:: Work instructions ::
The material below includes pictures; leave them out and return only the lines between the line containing "Give me the TikZ source for this diagram." and the line containing "anchor=base west] (payments)", inclusive, word for word.

:: Records supplied ::
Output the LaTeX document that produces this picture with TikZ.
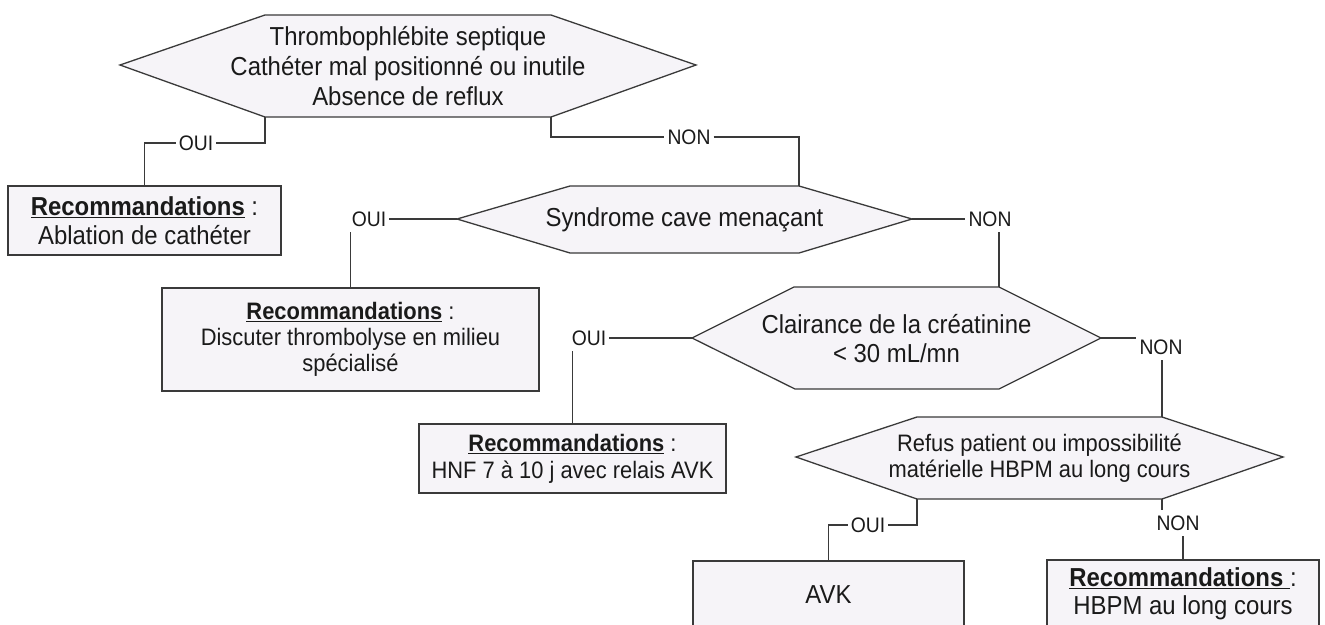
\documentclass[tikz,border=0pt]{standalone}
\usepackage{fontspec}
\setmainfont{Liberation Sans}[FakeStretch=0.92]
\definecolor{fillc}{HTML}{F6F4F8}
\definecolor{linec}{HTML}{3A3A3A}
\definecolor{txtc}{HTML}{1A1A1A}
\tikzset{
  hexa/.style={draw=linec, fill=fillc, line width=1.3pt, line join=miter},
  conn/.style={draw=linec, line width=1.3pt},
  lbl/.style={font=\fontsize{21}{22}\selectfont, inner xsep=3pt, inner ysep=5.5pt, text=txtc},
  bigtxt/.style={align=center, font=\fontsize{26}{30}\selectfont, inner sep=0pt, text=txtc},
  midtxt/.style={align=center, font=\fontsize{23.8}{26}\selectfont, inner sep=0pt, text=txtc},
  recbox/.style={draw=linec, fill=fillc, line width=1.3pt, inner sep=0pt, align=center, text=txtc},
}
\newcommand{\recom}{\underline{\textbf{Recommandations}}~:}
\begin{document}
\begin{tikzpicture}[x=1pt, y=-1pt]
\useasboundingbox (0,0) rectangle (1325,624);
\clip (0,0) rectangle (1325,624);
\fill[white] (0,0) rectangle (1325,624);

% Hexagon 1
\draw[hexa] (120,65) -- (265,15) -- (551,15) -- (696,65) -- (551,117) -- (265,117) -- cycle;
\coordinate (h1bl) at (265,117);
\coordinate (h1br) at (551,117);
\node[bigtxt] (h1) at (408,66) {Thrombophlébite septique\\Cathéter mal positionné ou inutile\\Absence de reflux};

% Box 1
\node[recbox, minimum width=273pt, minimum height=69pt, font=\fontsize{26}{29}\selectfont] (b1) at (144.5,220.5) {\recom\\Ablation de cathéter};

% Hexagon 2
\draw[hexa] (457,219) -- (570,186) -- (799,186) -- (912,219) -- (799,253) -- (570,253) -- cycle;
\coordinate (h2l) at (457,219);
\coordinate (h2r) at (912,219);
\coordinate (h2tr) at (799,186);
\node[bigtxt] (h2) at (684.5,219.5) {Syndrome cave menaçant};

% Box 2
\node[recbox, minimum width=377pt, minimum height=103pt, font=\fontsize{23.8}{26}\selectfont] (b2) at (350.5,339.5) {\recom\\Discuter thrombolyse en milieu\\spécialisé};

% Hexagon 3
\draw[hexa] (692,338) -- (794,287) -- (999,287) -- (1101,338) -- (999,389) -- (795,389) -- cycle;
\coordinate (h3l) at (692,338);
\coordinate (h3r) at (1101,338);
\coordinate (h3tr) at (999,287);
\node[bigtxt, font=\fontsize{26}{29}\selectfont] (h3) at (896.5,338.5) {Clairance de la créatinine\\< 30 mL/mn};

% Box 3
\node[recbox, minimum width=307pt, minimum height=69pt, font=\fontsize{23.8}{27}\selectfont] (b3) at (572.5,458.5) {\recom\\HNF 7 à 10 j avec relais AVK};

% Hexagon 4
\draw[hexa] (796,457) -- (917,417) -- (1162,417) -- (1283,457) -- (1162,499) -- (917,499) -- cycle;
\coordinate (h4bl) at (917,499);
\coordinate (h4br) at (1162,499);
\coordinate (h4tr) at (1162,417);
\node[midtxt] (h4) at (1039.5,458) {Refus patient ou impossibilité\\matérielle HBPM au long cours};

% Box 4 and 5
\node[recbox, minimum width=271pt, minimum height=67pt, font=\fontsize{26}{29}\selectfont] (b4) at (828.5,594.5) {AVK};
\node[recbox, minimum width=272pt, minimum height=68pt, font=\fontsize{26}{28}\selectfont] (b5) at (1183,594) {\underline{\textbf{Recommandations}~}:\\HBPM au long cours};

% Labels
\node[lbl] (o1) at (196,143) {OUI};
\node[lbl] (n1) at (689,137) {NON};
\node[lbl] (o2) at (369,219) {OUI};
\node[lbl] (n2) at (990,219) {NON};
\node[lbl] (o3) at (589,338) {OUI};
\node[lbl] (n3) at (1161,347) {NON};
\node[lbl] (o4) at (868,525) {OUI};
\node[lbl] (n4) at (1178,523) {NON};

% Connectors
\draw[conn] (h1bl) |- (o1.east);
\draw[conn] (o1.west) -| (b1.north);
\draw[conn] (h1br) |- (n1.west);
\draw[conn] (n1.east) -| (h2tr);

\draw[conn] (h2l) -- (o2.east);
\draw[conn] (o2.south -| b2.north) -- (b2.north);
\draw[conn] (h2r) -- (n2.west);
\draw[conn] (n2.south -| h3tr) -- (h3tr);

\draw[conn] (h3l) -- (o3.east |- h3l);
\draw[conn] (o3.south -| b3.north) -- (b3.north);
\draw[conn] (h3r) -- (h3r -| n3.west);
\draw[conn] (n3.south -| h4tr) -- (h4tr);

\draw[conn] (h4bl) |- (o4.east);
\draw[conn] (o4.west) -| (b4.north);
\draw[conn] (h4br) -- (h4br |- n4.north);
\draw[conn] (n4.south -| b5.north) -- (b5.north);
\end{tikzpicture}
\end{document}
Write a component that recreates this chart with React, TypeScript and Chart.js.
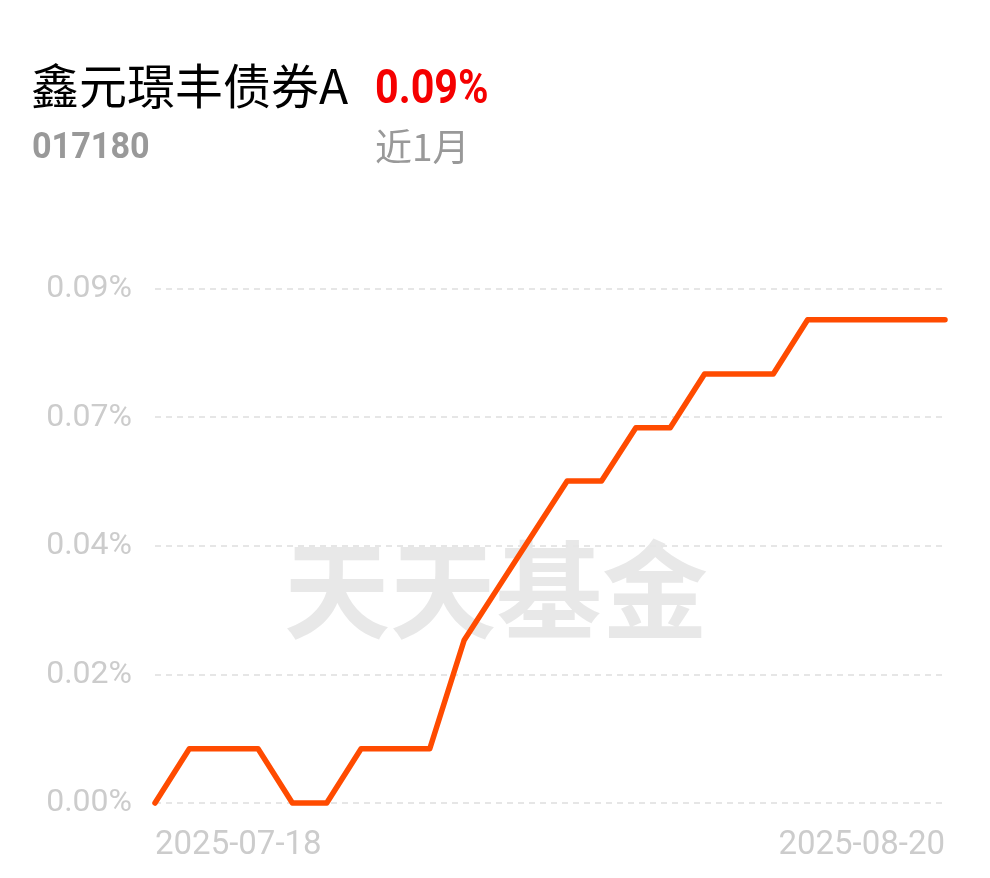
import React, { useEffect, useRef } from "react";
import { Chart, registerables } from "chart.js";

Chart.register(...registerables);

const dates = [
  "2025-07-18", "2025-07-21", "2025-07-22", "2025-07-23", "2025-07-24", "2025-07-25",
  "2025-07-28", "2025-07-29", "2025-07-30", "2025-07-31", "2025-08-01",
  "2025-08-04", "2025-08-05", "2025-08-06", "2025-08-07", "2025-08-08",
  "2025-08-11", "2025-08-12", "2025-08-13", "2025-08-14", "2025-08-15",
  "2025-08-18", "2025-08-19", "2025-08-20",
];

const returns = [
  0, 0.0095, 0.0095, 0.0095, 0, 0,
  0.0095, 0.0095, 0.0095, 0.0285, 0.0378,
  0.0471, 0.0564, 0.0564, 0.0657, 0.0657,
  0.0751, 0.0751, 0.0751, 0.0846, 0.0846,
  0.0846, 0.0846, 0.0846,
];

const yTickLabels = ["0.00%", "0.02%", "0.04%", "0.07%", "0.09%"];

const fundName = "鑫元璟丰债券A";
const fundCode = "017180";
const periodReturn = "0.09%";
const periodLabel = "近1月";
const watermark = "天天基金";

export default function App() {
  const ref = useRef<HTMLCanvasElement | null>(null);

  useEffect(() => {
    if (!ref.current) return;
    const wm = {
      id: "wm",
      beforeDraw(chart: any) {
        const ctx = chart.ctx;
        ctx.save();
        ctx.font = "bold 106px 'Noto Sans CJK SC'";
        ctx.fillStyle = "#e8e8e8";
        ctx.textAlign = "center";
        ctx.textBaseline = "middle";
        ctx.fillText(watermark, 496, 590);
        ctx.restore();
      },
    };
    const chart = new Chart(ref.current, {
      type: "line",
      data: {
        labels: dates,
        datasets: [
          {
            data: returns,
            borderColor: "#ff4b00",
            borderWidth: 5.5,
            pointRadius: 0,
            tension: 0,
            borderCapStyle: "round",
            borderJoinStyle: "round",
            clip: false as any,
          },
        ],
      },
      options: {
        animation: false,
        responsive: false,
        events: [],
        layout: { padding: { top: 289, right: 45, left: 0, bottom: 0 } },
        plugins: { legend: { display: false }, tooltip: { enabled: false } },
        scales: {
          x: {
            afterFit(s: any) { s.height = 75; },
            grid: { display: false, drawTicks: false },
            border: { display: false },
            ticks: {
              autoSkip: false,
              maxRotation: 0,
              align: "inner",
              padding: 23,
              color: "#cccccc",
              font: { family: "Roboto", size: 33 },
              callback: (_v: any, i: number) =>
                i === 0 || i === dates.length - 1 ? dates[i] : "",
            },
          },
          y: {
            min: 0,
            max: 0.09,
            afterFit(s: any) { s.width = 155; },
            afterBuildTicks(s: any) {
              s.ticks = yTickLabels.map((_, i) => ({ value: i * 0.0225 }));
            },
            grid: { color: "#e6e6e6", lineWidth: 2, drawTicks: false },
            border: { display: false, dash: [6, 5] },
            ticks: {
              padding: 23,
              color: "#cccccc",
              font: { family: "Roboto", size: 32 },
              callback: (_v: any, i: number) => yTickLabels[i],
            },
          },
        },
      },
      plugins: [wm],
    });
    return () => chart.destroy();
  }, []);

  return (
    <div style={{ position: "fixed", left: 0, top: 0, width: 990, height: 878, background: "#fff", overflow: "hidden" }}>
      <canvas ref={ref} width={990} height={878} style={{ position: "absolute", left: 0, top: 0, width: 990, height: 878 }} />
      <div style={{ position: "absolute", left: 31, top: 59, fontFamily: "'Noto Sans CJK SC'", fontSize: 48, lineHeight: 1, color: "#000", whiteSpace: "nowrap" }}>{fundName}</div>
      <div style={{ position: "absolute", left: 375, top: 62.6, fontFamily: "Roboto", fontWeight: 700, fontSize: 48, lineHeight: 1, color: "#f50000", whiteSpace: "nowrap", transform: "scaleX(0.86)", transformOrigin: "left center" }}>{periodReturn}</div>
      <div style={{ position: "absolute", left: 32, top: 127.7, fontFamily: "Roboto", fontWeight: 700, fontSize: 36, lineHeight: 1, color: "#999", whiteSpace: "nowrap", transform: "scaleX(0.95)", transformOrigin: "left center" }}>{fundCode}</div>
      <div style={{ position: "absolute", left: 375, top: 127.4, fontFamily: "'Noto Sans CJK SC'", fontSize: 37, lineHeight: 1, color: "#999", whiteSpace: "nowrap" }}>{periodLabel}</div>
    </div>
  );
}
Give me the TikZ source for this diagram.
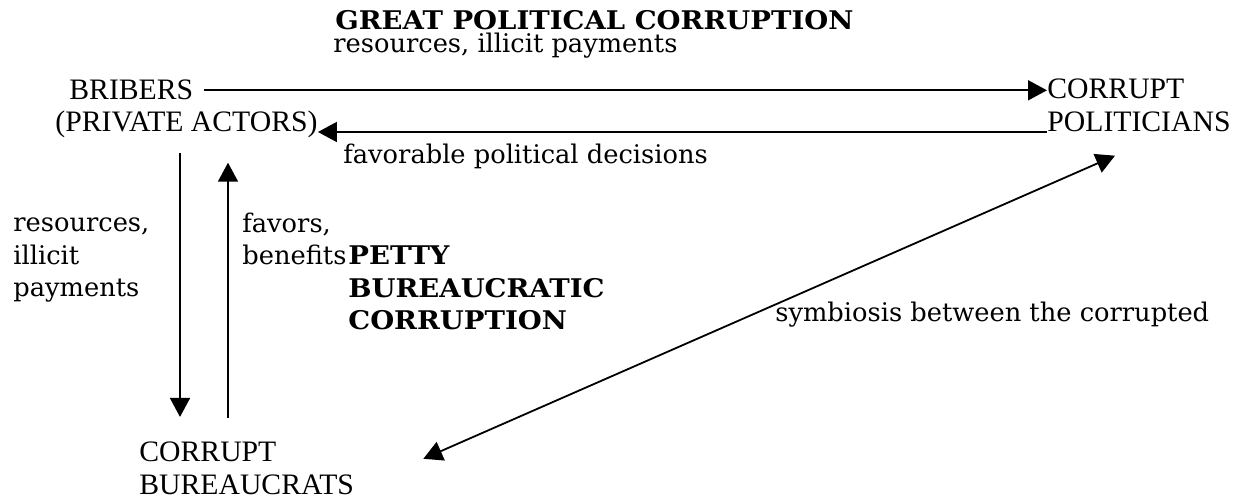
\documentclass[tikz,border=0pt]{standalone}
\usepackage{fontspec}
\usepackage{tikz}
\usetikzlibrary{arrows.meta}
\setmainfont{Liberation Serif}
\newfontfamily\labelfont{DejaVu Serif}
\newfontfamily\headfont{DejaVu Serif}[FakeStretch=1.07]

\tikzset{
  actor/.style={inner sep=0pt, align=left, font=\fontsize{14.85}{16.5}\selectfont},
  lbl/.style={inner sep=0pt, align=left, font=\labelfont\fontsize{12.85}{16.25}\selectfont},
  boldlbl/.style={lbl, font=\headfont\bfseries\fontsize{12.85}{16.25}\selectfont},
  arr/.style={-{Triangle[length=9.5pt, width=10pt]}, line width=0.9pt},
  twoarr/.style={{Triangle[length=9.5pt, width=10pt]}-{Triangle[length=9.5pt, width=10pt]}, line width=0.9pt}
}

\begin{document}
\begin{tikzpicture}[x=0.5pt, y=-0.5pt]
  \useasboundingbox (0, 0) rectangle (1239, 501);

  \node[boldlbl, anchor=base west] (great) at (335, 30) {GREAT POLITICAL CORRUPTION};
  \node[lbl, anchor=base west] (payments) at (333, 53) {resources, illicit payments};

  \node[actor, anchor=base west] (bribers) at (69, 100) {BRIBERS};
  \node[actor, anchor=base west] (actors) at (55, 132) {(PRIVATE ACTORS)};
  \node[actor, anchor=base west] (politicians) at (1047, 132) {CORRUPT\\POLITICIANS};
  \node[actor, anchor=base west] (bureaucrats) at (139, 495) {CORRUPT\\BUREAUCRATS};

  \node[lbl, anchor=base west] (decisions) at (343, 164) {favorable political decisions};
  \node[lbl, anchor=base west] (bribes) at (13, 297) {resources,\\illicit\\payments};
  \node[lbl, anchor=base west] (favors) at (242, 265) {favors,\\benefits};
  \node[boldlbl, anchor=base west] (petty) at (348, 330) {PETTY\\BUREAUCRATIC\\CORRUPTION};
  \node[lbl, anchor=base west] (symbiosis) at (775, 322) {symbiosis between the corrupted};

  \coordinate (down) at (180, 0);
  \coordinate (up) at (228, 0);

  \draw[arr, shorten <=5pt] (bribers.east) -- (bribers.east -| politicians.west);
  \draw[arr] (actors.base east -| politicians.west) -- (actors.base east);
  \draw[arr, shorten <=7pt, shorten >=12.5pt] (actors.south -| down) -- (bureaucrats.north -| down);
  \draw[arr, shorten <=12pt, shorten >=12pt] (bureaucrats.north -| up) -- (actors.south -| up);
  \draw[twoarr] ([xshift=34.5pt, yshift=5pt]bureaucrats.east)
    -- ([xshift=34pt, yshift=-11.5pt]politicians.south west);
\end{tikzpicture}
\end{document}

:: In response ::
Give me the TikZ source for this diagram.
\documentclass[tikz,border=0pt]{standalone}
\usepackage{fontspec}
\usepackage{tikz}
\usetikzlibrary{arrows.meta}
\setmainfont{Liberation Serif}
\newfontfamily\labelfont{DejaVu Serif}
\newfontfamily\headfont{DejaVu Serif}[FakeStretch=1.07]

\tikzset{
  actor/.style={inner sep=0pt, align=left, font=\fontsize{14.85}{16.5}\selectfont},
  lbl/.style={inner sep=0pt, align=left, font=\labelfont\fontsize{12.85}{16.25}\selectfont},
  boldlbl/.style={lbl, font=\headfont\bfseries\fontsize{12.85}{16.25}\selectfont},
  arr/.style={-{Triangle[length=9.5pt, width=10pt]}, line width=0.9pt},
  twoarr/.style={{Triangle[length=9.5pt, width=10pt]}-{Triangle[length=9.5pt, width=10pt]}, line width=0.9pt}
}

\begin{document}
\begin{tikzpicture}[x=0.5pt, y=-0.5pt]
  \useasboundingbox (0, 0) rectangle (1239, 501);

  \node[boldlbl, anchor=base west] (great) at (335, 30) {GREAT POLITICAL CORRUPTION};
  \node[lbl, anchor=base west] (payments) at (333, 53) {resources, illicit payments};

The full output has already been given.